Having Santa give the gifts also makes the experience more comfortable for the families, Earley believes.
“Sometimes it’s a little awkward when you show up at someone’s house with something for them, like we’re the people with lots of money,” she said. “But when you have Santa in the equation, you don’t have that awkwardness.”
The original elf, Louise Locker, is not as involved these days, but Harrison said she is still the soul of the project. She decided to focus more on her full-time job as a therapist, but she still raises money and supports the project as much as possible, including the annual two-day radiothon she hosts on WOAI.
The radiothon, on Dec. 3 and 4 this year, raises a huge chunk of the nonprofit’s budget, but the group also gets some big help from places like H-E-B, which opens its Christmas catalog to Elf Louise as early as March every year, giving them the chance to place a hugely discounted bulk order.
Another huge supporter of Elf Louise is Port San Antonio, which for the past eight years has given the group 80,000 square feet of space rent-free. That gift, in particular, has been a huge relief to the organizers of Elf Louise, Harrison said, eliminating an annual time-consuming search for a massive amount of space to rent for two months.
Earley remembers a long list of locations that the group had used for space over the years, including almost every mall in the city, two of which no longer exist, an old Builder’s Square building, and, the most memorable, the Hormel sausage-making plant.
“It will never be a horrible location until it gets worse than that year,” Earley said with a laugh. “It had wonderful parking, it had six loading docks, but you know the movie Saw?

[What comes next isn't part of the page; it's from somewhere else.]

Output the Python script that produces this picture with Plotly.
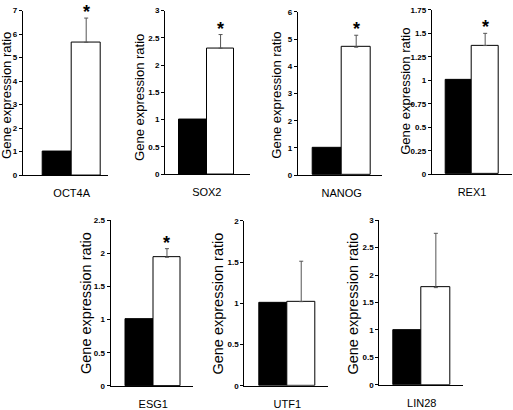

You could have filmed it there. There was no way that we could really make that building Christmasy.”
One of the reasons Harrison and Earley believe the San Antonio community has supported Elf Louise so well over the decades is that the group’s all-volunteer leadership team keeps costs down, spending 98 cents of every dollar donated on purchasing and delivering toys.
“We know how to make a dollar stretch until it screams,” Earley said.
Perhaps the biggest blow to the nonprofit this year was the loss of organizer and Treasurer LeAnn Crim, who died of cancer in June. Describing her as his right hand, Harrison said Crim had been a volunteer for 30 years and was an integral member of the Elf Louise leadership.
The support of the San Antonio community and volunteers like Crim keep Elf Louise going strong year after year, Earley believes.
“San Antonio is not a rich community, but they see what we’ve done and they’re with us,” she said. “Everybody sort of gets into the spirit of let’s get the toys to the kids. They’ve delivered in flooding, in really cold weather, or when the Santas are melting. You’ve not lived until you’ve been in a Santa suit when it’s 90 degrees at Christmastime.”